Following enactment of the 1994 Bankruptcy Amendments the section now provides:
(a) An action or proceeding under section 544, 545, 547, 548, or 553 of this title may not be commenced after the earlier of --
(1) the later of --
(A) 2 years after the entry of the order for relief; or
(B) 1 year after the appointment or election of the first trustee under section 702, 1104, 1163, 1202, or 1302 of this title if such appointment or such election occurs before the expiration of the period specified in subparagraph (A); or
(2) the time the case is closed or dismissed.

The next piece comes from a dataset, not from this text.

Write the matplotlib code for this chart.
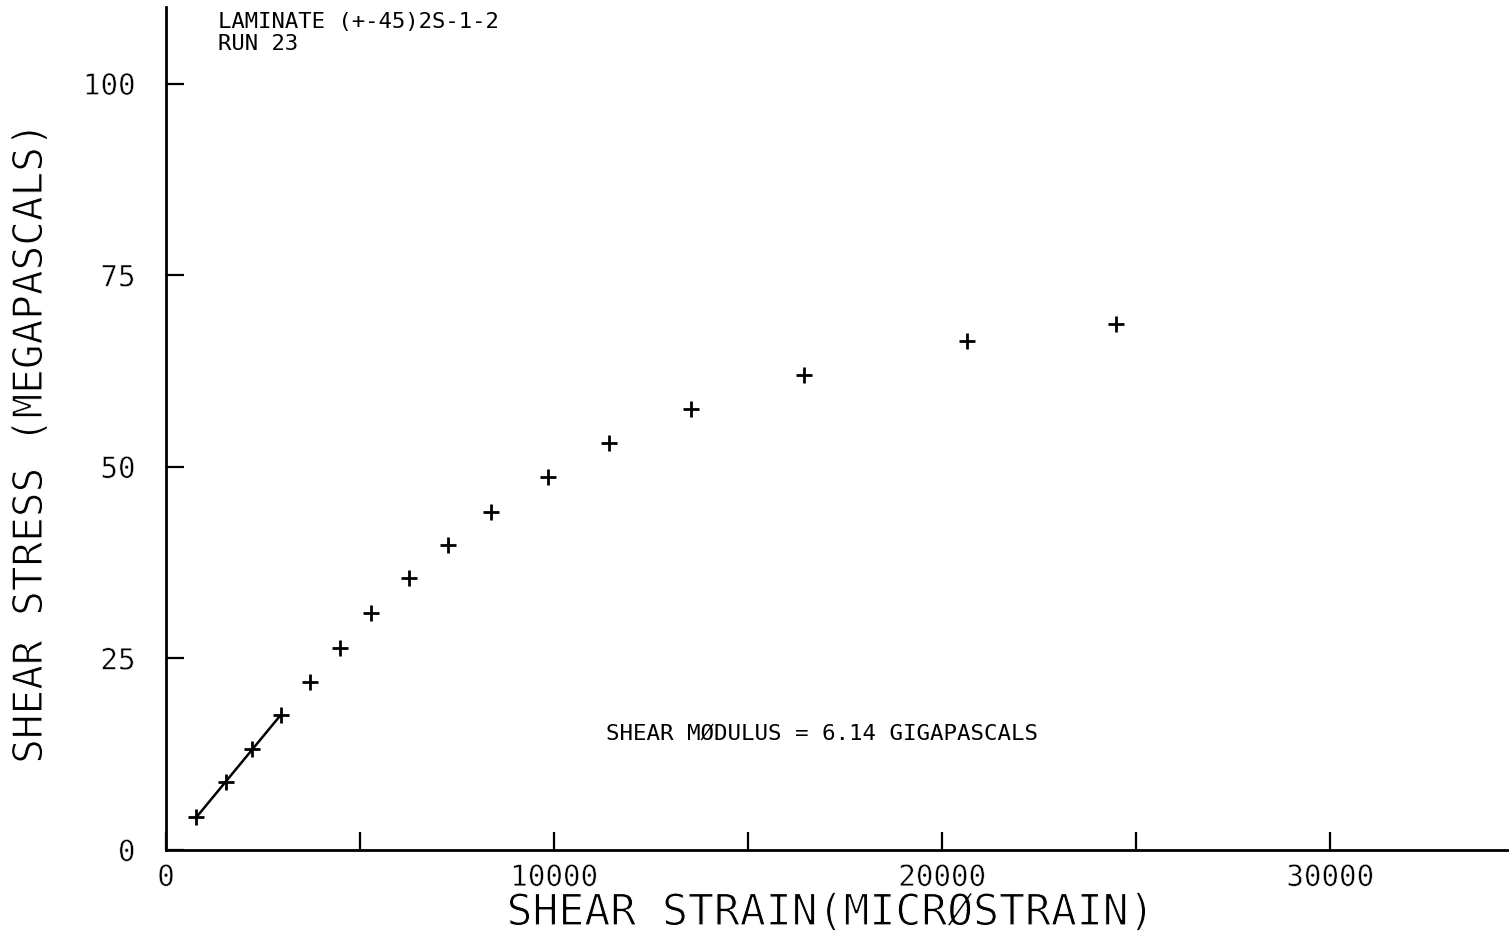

Mirage makes the additional argument S 546 is ambiguous and that Congress's enactment of S 216 of the Bankruptcy Reform Act of 1994, Pub. L. No. 103-394, 108 Stat. 4106, which amendedS 546 to its current form, should guide our interpretation of the old provision. First, there is no cause to find that old S 546 is ambiguous. The mere fact that it has been construed to have different applications under different factual scenarios does not render it ambiguous. Moreover, Congress's amendment to S 546 did not declare what the former statute was intended to mean; it altered the statutory scheme adding the provision Mirage wishes was in effect at the time this action was filed. While the amendment retained the two distinct limitations periods, one running from the entry of the order for relief and a second period which runs from the appointment of the first trustee, the second period was conditioned upon the trustee being appointed before the expiration of the first two year period. In other words, the new statute contains an important provision not found in the original, that no proceeding can be brought by a trustee more than three years after the order for relief. This was clearly not the law at the time this action was filed.